Regarding emotion and behavior, we first tested the effect of an accessible honor mindset on emotional experiences (shame, guilt, anger) using hypothetical situations in two studies among predominantly Arab-American children (9-12 year olds). Unfortunately, no effect was found. In studies with adult participants we tested the effect of an accessible honor mindset on self-reported anger intensity and anger communication in various hypothetical situations. We found that when an honor mindset was accessible, participants reported to be more angered and communication their anger more directly in an honor-relevant hypothetical situation (anger induced in a public setting) compared to the control group. In an honor-irrelevant hypothetical situation (anger induced in a private setting) no group differences were found. We are currently setting up studies to test this in adolescents. Furthermore, we tested the effect of an accessible honor mindset on cheating. We found that children in the honor-prime condition cheated less than those in the control condition.

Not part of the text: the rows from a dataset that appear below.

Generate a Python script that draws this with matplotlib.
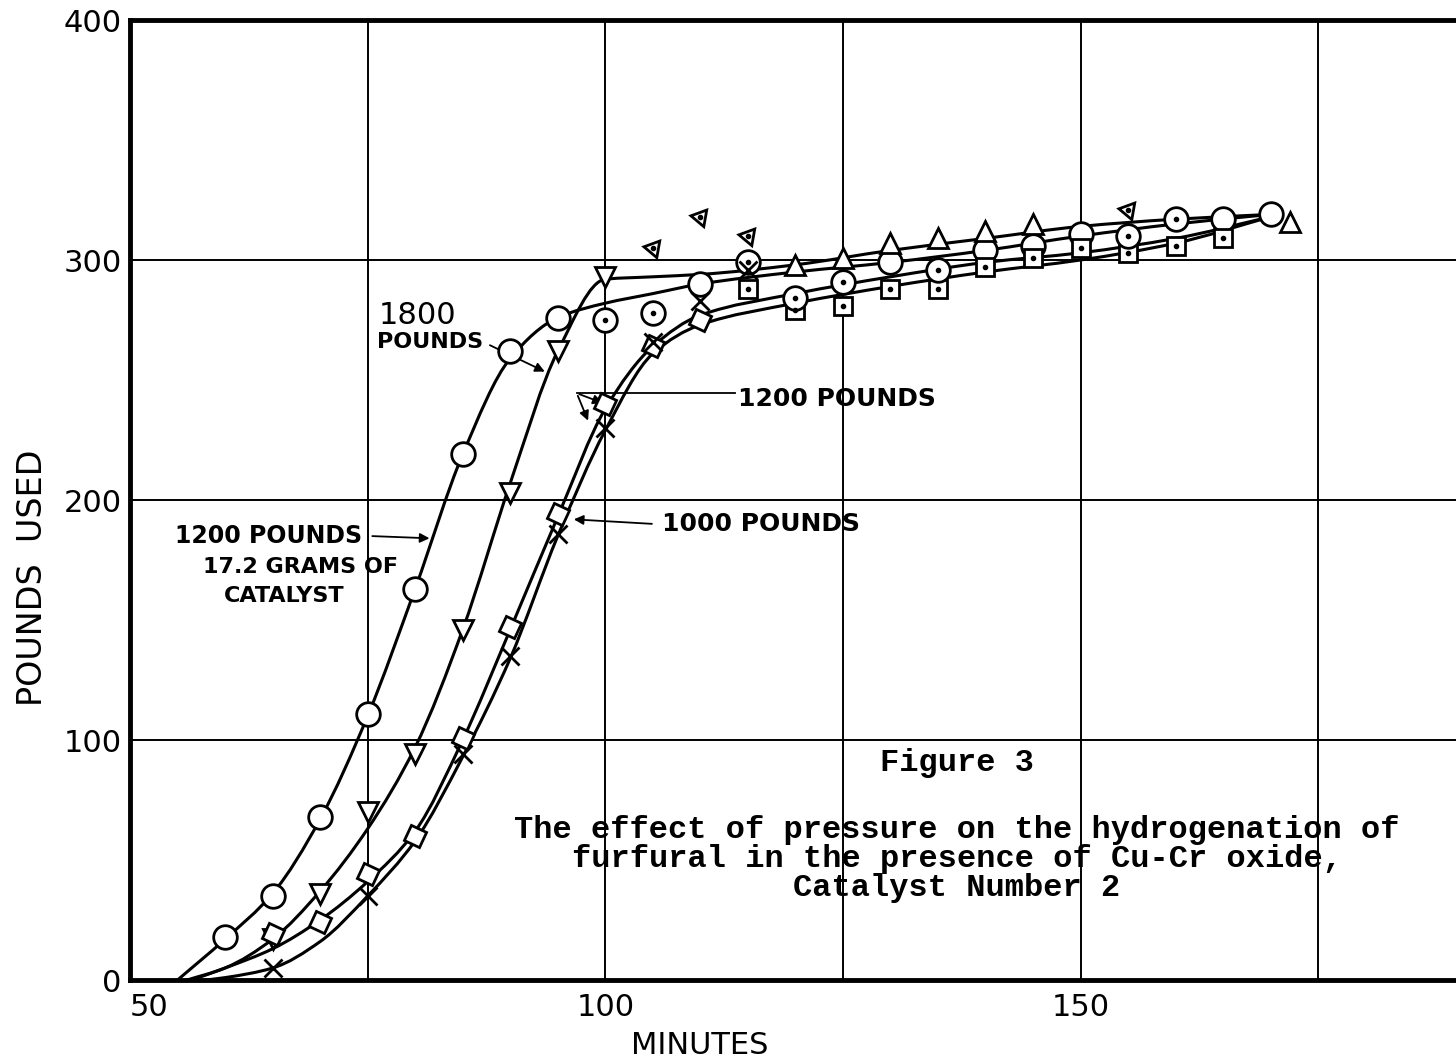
import numpy as np
import matplotlib
matplotlib.use("Agg")
import matplotlib.pyplot as plt
from matplotlib.path import Path
from matplotlib.patches import PathPatch
from matplotlib.markers import MarkerStyle

# --- runs: minutes vs pounds of hydrogen used ---

# 1200 lb, 17.2 g of catalyst (circles)
t_cat = [60, 65, 70, 75, 80, 85, 90, 95, 110, 130, 140, 145, 150, 165, 170]
p_cat = [18, 35, 68, 111, 163, 219, 262, 276, 290, 299, 304, 306, 311, 317, 319]
t_cat_curve = [55, 60, 65, 70, 75, 80, 85, 90, 95, 100, 105, 110, 120, 130, 140, 150, 160, 170]
p_cat_curve = [0, 17, 36, 67, 110, 163, 219, 259, 276, 282, 286, 290, 295, 299, 304, 310, 315, 319]

# 1800 lb (triangles)
t_1800_rise = [65, 70, 75, 80, 85, 90, 95, 100]
p_1800_rise = [17, 36, 70, 94, 146, 203, 262, 293]
t_1800_top = [120, 125, 130, 135, 140, 145, 172]
p_1800_top = [298, 301, 307, 309, 312, 315, 316]
t_1800_odd = [105, 110, 115, 155]
p_1800_odd = [305, 318, 310, 321]
t_1800_curve = [56, 60, 65, 70, 75, 80, 85, 90, 95, 100, 105, 110, 120, 130, 140, 150, 160, 170]
p_1800_curve = [0, 5, 17, 37, 63, 97, 146, 207, 262, 292, 293, 294, 298, 304, 309, 314, 317, 319]

# 1200 lb (tilted squares, then dotted squares)
t_1200 = [65, 70, 75, 80, 85, 90, 95, 100, 105, 110]
p_1200 = [19, 24, 44, 60, 101, 147, 194, 240, 264, 275]
t_1200_late = [115, 120, 125, 130, 135, 140, 145, 150, 155, 160, 165]
p_1200_late = [288, 279, 281, 288, 288, 297, 301, 305, 303, 306, 309]
t_1200_curve = [56.5, 60, 65, 70, 75, 80, 85, 90, 95, 100, 105, 110, 120, 130, 140, 150, 160, 170]
p_1200_curve = [0, 5, 13, 25, 41, 62, 100, 146, 193, 238, 264, 277, 286, 293, 299, 303, 309, 318]

# 1000 lb (crosses)
t_1000 = [65, 75, 85, 90, 95, 100, 105, 110, 115]
p_1000 = [5, 35, 94, 135, 186, 230, 266, 283, 296]
t_1000_curve = [58, 60, 65, 70, 75, 80, 85, 90, 95, 100, 105, 110, 120, 130, 140, 150, 160, 170]
p_1000_curve = [0, 1, 5, 16, 35, 58, 93, 134, 185, 229, 261, 273, 282, 289, 295, 300, 307, 318]

# dotted circles off the curves
t_dot = [100, 105, 115, 120, 125, 135, 155, 160]
p_dot = [275, 278, 299, 284, 291, 296, 310, 317]

x_ticks = [50, 75, 100, 125, 150, 175]
x_tick_labels = ["50", "", "100", "", "150", ""]
y_ticks = [0, 100, 200, 300, 400]

caption = ["The effect of pressure on the hydrogenation of",
           "furfural in the presence of Cu-Cr oxide,",
           "Catalyst Number 2"]


def smooth(xs, ys):
    # monotone cubic (Fritsch-Carlson) drawn as bezier segments
    x = np.asarray(xs, float)
    y = np.asarray(ys, float)
    h = np.diff(x)
    d = np.diff(y) / h
    m = np.zeros_like(x)
    m[0], m[-1] = d[0], d[-1]
    for k in range(1, len(x) - 1):
        if d[k - 1] * d[k] <= 0:
            m[k] = 0
        else:
            w1 = 2 * h[k] + h[k - 1]
            w2 = h[k] + 2 * h[k - 1]
            m[k] = (w1 + w2) / (w1 / d[k - 1] + w2 / d[k])
    verts = [(x[0], y[0])]
    codes = [Path.MOVETO]
    for k in range(len(x) - 1):
        verts += [(x[k] + h[k] / 3, y[k] + m[k] * h[k] / 3),
                  (x[k + 1] - h[k] / 3, y[k + 1] - m[k + 1] * h[k] / 3),
                  (x[k + 1], y[k + 1])]
        codes += [Path.CURVE4] * 3
    return Path(verts, codes)


fig = plt.figure(figsize=(14.56, 10.62), dpi=100)
ax = fig.add_axes([130 / 1456, 82 / 1062, 1 - 130 / 1456, 960 / 1062])

ax.set_xlim(50, 189.5)
ax.set_ylim(0, 400)
ax.set_xticks(x_ticks)
ax.set_xticklabels(x_tick_labels)
ax.set_yticks(y_ticks)
ax.tick_params(length=0, labelsize=22)
ax.tick_params(axis="x", pad=9)
ax.tick_params(axis="y", pad=6)
ax.get_xticklabels()[0].set_ha("left")
ax.grid(True, color="black", lw=1.4)
ax.set_axisbelow(True)
for side in ["left", "bottom", "top"]:
    ax.spines[side].set_linewidth(3.5)
ax.spines["right"].set_visible(False)

for tx, py in [(t_cat_curve, p_cat_curve), (t_1800_curve, p_1800_curve),
               (t_1200_curve, p_1200_curve), (t_1000_curve, p_1000_curve)]:
    ax.add_patch(PathPatch(smooth(tx, py), fill=False, ec="black", lw=2.2,
                           capstyle="round", zorder=3))

open_kw = dict(ls="none", mfc="white", mec="black", mew=2.0, zorder=4)
ax.plot(t_cat, p_cat, marker="o", ms=17, **open_kw)
ax.plot(t_1800_rise, p_1800_rise, marker="v", ms=14, **open_kw)
ax.plot(t_1800_top, p_1800_top, marker="^", ms=14, **open_kw)
ax.plot(t_1800_odd, p_1800_odd, marker=MarkerStyle((3, 0, 200)), ms=14, **open_kw)
ax.plot(t_1200, p_1200, marker=MarkerStyle((4, 0, 20)), ms=17, **open_kw)
ax.plot(t_1200_late, p_1200_late, marker="s", ms=13, **open_kw)
ax.plot(t_dot, p_dot, marker="o", ms=17, **open_kw)
ax.plot(t_1000, p_1000, ls="none", marker="x", ms=13, mec="black", mew=2.0, zorder=4)
# centre dots of the dotted markers
ax.plot(t_dot + t_1200_late + t_1800_odd, p_dot + p_1200_late + p_1800_odd,
        ls="none", marker="o", ms=3, color="black", zorder=5)

# curve labels
arrow = dict(arrowstyle="-|>", color="black", lw=1.3, mutation_scale=14)
ax.text(80.2, 277, "1800", fontsize=22, ha="center", va="center")
ax.text(81.6, 266, "POUNDS", fontsize=16, fontweight="bold", ha="center", va="center")
ax.annotate("", xy=(93.9, 253), xytext=(87.6, 265), arrowprops=arrow)

ax.text(74.4, 185, "1200 POUNDS", fontsize=17, fontweight="bold", ha="right", va="center")
ax.text(78.2, 172, "17.2 GRAMS OF", fontsize=16, fontweight="bold", ha="right", va="center")
ax.text(72.6, 160, "CATALYST", fontsize=16, fontweight="bold", ha="right", va="center")
ax.annotate("", xy=(81.8, 184), xytext=(75.2, 185), arrowprops=arrow)

ax.text(114.0, 242, "1200 POUNDS", fontsize=18, fontweight="bold", ha="left", va="center")
ax.plot([97.0, 113.6], [244.5, 244.5], color="black", lw=1.3, zorder=3)
ax.annotate("", xy=(98.3, 232), xytext=(97.0, 244.5), arrowprops=arrow)
ax.annotate("", xy=(100.0, 240), xytext=(97.0, 244.5), arrowprops=arrow)

ax.text(106.0, 190, "1000 POUNDS", fontsize=18, fontweight="bold", ha="left", va="center")
ax.annotate("", xy=(96.4, 192), xytext=(105.2, 190), arrowprops=arrow)

# figure caption
mono = dict(family="Liberation Mono", fontweight="bold", fontsize=23, ha="center", va="center")
ax.text(137.0, 90.5, "Figure 3", **mono)
for i, line in enumerate(caption):
    ax.text(137.0, 62.5 - 12 * i, line, **mono)

fig.text(33 / 1456, 1 - 578 / 1062, "POUNDS  USED", rotation=90, fontsize=24,
         ha="center", va="center")
fig.text(700 / 1456, 1 - 1045 / 1062, "MINUTES", fontsize=22, ha="center", va="center")

fig.savefig("out.png", dpi=100)
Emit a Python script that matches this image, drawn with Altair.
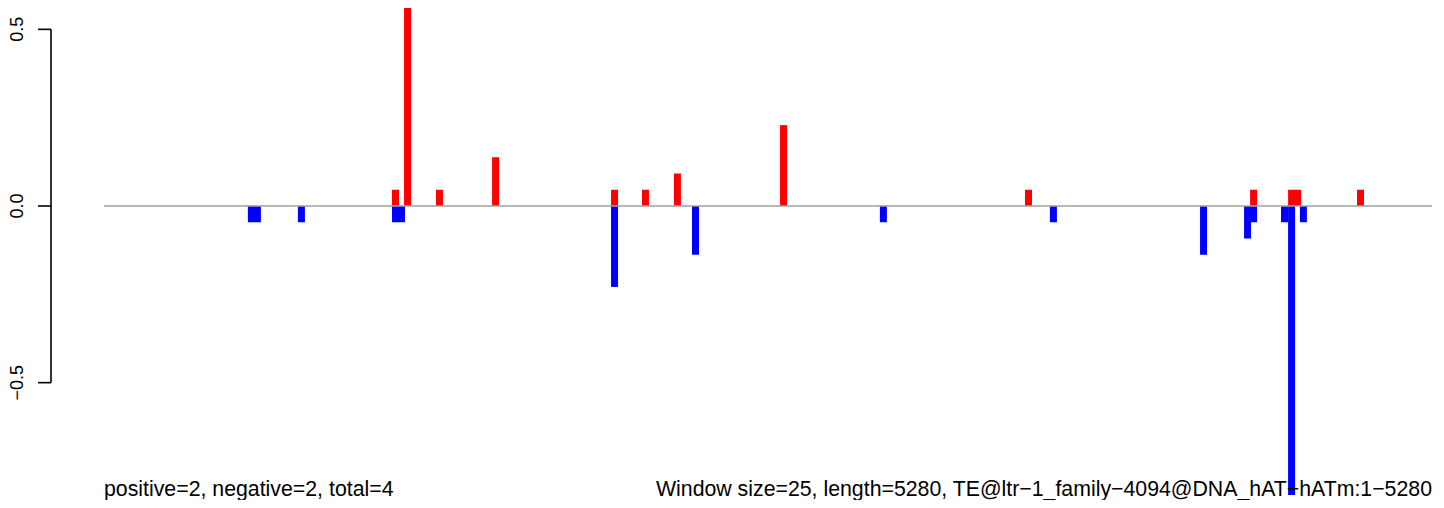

The expected final results and their potential impact and use
This project focusing on honor mindsets goes beyond studying individualism and collectivism and beyond studying honor as a culture-specific value that is understood in some societies and not in others. Instead, the final results of the project will have important implications in cultural psychology by showing the accessibility of an honor mindset regardless of one’s cultural background and endorsement level of honor values. We will posit that honor can be perceived as a cultural universal, that relates to the core characteristics of human culture. Moreover, this project goes beyond studying honor in relation to reactions to insults and violent behavior. We focus on emotion and behavioral consequences in daily situations and on the cognitive consequences of an honor mindset. This does not only contribute to the situated cognition field in social psychology, but also has potential societal implications. That is, we show that an accessible cultural mindset (honor) will improve (or undermine) performance on a task if the task requirements (does not) fit the mindset. Consequently, this knowledge may provide insight into why some children (e.g. Arab American children) lag behind their academic performance or respond differently than other children (e.g. European American children) in specific social situations.